Not investing in a strong volunteer management program could lead to dissatisfaction. Jamison (2003) found that 40% of volunteers were dissatisfied with how they are managed and only 20% were pleased with how they were managed. While 41.5% of the volunteers surveyed did not finish the time they committed to volunteering at an organization. Never think of your training program as set in stone and it should always be a component of an organization’s business strategy.  Training is key for setting expectations, providing volunteers with motivation, and defining reachable goals. 

For an example of a successful orientation and training program, let’s look at onboarding, and training potential puppy raisers.  Before orientation and training begins, look at the staff needed to support the program, budgeting needs, and logistics for long-term success.  There also needs to be an understanding that these volunteers are not professional dog handlers and have different experiences and skills when it comes to the care and development of a dog.  This means staff need  to find ways to prepare and support each individual volunteer through the difficulties of raising a dog.  Because no two raisers are  alike, the initial training should allow for multiple ways to learn new skills, rules, and other aspects of the program.  King (2022) stated “organizations can seek to implement additional measures of support for first time puppy raisers, and hopefully improve success rates for all raisers over time.” Perhaps this can be achieved by developing a handbook, alongside guiding videos explaining how to do things, and creating a mentorship program between repeat raisers and new raisers. 

Members of ADI and/or IGDF can get access to Guiding Eyes STEP materials by emailing mmeunier@guidingeyes.org  

Volunteer management doesn’t end at the initial orientation and training.  Clear communication, additional training, education opportunities, support systems, and team building activities are an important part of keeping volunteers motivated, focused, and on goal. 

Guide Dogs Queensland found ways to provide volunteer support without having to overburden staff by finding a way to help resolve issues with volunteer communication.

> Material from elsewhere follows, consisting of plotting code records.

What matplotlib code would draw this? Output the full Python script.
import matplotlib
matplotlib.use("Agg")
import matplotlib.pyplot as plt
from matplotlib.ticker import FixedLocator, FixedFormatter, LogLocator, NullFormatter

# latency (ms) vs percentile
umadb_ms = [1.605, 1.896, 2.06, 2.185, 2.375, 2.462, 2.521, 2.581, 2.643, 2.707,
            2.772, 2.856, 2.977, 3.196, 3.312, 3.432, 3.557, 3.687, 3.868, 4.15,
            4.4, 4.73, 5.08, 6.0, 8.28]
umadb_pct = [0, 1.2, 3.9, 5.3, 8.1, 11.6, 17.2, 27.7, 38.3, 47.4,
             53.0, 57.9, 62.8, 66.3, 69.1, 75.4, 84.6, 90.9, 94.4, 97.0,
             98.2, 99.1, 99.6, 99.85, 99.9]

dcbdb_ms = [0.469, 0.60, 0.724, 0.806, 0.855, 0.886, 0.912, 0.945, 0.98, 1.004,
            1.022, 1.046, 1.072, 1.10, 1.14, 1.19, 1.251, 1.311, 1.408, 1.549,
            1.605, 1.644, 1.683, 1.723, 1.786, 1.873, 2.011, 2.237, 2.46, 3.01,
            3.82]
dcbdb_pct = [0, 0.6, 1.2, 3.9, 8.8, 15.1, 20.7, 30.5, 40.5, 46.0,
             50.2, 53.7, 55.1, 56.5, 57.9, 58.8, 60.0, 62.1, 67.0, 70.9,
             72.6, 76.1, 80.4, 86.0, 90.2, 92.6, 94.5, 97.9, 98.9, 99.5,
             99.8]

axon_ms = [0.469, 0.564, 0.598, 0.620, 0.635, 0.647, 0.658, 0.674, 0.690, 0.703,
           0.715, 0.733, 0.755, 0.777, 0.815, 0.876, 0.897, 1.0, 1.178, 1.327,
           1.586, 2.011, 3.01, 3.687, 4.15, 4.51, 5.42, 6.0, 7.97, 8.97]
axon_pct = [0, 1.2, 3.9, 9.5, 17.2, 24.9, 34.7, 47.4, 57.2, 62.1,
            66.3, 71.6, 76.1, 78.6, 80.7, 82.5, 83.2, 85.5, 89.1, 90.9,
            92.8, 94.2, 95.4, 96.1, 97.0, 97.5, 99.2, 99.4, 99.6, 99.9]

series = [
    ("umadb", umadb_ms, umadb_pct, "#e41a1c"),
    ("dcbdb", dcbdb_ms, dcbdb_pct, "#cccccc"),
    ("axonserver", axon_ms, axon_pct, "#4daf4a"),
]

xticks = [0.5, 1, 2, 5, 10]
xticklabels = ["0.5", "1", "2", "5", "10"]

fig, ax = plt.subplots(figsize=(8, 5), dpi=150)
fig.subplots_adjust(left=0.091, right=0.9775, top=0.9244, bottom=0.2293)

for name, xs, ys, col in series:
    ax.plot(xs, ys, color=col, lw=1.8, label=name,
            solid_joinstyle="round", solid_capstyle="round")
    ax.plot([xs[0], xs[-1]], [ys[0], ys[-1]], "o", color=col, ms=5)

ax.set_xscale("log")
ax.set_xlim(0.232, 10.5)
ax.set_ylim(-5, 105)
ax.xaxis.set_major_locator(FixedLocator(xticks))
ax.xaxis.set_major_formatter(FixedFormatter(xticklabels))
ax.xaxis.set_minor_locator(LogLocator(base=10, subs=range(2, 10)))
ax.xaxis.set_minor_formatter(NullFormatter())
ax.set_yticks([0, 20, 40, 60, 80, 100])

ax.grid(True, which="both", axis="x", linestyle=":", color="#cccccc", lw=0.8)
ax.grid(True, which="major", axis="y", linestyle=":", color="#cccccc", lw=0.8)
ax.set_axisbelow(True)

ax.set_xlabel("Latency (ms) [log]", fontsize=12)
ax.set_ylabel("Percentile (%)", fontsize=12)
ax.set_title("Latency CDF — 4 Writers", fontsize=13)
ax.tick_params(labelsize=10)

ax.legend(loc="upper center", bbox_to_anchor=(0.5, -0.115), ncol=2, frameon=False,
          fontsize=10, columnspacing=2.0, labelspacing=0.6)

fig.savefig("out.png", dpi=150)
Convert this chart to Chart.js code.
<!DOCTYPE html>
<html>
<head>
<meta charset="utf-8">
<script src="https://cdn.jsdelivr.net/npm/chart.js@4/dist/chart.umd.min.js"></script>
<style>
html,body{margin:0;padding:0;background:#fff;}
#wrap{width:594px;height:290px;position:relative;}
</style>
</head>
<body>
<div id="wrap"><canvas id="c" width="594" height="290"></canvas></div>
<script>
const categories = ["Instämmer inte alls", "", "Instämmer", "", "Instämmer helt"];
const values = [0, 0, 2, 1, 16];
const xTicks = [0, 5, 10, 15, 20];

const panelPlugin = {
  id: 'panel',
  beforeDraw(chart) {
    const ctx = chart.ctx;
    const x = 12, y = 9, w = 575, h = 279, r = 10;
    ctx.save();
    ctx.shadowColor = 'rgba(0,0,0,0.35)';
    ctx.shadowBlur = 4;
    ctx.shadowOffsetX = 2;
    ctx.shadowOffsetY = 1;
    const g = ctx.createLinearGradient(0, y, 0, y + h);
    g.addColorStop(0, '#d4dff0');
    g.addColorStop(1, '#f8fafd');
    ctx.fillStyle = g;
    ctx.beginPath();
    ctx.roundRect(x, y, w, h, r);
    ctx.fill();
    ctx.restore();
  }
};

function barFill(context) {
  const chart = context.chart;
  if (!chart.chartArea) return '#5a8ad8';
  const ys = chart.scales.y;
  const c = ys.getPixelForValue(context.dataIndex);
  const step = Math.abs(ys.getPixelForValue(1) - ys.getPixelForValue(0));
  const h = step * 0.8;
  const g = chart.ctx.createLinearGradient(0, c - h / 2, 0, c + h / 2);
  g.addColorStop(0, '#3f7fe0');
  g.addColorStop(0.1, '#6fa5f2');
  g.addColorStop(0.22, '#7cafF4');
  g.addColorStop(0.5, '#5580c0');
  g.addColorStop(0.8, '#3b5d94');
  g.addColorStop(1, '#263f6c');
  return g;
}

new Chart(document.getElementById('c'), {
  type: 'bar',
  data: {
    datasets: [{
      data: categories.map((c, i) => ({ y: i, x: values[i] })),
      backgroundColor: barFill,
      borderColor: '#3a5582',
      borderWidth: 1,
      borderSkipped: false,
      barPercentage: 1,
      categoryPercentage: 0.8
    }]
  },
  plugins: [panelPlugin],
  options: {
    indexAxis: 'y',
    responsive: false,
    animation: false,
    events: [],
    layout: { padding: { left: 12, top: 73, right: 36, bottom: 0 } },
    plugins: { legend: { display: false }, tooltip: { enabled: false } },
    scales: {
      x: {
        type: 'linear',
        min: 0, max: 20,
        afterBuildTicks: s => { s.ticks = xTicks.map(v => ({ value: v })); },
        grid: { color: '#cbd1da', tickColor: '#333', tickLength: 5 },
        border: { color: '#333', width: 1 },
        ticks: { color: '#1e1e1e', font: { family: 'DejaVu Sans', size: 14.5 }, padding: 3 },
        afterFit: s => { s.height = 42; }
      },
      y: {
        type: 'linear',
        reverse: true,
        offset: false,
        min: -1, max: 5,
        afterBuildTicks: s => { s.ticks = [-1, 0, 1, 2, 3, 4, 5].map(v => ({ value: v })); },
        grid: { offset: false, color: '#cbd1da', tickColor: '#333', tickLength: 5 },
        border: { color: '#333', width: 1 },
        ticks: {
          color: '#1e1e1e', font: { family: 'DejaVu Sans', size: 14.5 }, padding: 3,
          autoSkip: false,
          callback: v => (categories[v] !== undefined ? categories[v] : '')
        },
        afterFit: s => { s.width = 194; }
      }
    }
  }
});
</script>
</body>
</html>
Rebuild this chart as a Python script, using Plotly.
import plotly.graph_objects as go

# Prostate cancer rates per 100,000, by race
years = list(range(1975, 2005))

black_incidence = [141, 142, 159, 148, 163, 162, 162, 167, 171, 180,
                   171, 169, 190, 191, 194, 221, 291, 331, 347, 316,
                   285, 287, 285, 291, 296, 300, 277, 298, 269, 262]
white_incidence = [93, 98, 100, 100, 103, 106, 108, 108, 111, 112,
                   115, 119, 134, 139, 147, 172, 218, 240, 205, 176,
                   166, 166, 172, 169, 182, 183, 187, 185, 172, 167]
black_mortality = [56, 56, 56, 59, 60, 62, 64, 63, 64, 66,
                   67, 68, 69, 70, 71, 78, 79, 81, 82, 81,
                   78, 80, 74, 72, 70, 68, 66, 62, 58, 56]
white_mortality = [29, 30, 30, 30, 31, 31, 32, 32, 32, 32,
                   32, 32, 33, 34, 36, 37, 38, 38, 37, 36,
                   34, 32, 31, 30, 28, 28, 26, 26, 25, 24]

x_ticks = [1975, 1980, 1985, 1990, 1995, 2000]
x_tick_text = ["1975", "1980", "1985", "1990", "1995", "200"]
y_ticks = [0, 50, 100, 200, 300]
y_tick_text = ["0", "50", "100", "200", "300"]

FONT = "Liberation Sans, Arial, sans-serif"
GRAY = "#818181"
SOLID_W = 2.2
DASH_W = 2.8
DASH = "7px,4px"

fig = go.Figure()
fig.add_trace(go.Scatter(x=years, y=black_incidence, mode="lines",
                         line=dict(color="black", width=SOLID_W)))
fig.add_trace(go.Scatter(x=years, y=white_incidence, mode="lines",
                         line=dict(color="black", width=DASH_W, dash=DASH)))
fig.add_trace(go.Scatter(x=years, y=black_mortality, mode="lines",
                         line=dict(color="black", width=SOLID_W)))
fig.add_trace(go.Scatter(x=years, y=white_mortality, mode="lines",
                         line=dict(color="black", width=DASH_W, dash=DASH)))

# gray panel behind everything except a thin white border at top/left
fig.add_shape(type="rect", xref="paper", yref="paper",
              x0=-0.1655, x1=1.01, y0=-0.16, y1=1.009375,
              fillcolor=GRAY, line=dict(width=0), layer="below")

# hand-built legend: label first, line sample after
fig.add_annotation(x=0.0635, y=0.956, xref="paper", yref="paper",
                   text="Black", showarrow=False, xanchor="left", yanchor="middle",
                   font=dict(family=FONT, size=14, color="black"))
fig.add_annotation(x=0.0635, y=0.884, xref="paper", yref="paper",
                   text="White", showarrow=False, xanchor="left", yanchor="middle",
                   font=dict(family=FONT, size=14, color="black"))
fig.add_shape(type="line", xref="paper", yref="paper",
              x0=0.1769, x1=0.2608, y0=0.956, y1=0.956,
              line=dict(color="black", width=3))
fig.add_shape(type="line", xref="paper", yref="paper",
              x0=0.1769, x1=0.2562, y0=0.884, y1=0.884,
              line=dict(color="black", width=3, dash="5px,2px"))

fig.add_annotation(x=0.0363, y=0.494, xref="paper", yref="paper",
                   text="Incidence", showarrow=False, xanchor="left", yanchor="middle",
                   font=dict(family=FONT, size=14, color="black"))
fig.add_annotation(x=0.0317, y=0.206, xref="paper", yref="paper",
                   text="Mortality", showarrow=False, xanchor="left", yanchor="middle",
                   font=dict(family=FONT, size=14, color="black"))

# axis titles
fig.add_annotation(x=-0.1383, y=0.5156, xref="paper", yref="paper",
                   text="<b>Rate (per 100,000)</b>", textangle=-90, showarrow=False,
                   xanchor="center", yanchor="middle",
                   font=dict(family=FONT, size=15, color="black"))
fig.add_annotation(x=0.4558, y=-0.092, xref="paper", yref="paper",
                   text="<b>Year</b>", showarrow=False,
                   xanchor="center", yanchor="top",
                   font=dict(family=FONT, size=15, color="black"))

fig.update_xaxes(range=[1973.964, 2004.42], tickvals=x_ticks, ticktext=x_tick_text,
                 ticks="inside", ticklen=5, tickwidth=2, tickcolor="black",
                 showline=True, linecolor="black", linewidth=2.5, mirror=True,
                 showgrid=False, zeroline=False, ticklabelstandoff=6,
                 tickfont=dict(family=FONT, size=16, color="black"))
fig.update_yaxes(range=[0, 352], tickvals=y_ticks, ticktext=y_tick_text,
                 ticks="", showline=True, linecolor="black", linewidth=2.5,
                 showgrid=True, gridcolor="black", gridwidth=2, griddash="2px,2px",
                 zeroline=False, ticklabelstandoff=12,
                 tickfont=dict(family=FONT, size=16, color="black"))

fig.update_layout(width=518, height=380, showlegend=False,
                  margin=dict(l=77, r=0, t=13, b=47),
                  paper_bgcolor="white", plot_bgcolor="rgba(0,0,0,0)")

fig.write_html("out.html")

They created a volunteer website that allows volunteers to order food for program dogs, give volunteers updates on program dogs, allow them to schedule onsite appointments, and more. The website allows for volunteers to communicate directly with the organization and allows the staff to plan and meet volunteers’ expectations. 

Additional training/education opportunities could be providing quarterly in person lectures or webinars on topics of interest like client testimonials, updates on operational policies or changes (i.e. a change to kennel enrichment policy or update on puppy socialization), or testimonials from long-term volunteers. 

If a volunteer makes a mistake or does something outside of the organization’s core values or expectations, address it immediately with respectful and meaningful communication.  Create training plans to support the volunteer through the issue, or if needed, fire a volunteer if they are not the right fit for the job.  Don’t waste their time by not clearly communicating the issue, don’t be derogatory to the volunteer, or set the expectations too high.  Even though it is uncomfortable, it is not in the staff’s or volunteer’s interest to waste their time by being unwilling to have difficult conversations with them. If a volunteer is not suitable for their preferred role, consider finding alternative roles that meet your organization’s needs while enabling the volunteer to contribute – consider roles in puppy transportation, community engagement, dog enrichment or puppy socialization. Consider where your organization needs more support and see if there is a way to utilize volunteers to meet that need.

Team building activities between different groups of volunteers and staff are important to keep engagement.  This allows staff to become familiar with the work and value volunteers bring to an organization, while allowing volunteers to grow their network of support within the organization and volunteer community. 

Recognition is a way to express gratitude, gives validity, and celebrates achievements.  It can be big like an organizational wide celebration (i.e. volunteer of the year, volunteer with the most volunteer hours), or small like sending personal thank you notes to volunteer puppy socialisers after a litter goes out to their raisers.  It can look like inviting a breeder host family and a small group of friends to a puppy shower when mom is weaned and ready to go. The family gets to play with the litter and the puppies get another socialization experience. Recognition should also be keeping your volunteers up to date with the overall success of the organization.  This could be done by inviting raisers to graduations, or providing volunteers with a monthly or quarterly newsletter.

Volunteer management is an ever changing process but if done with thoughtfulness, communication, and clear expectations, it will build a volunteer program that supports the mission of the organization, and gives the volunteers a sense of fulfilment, community, and accomplishment.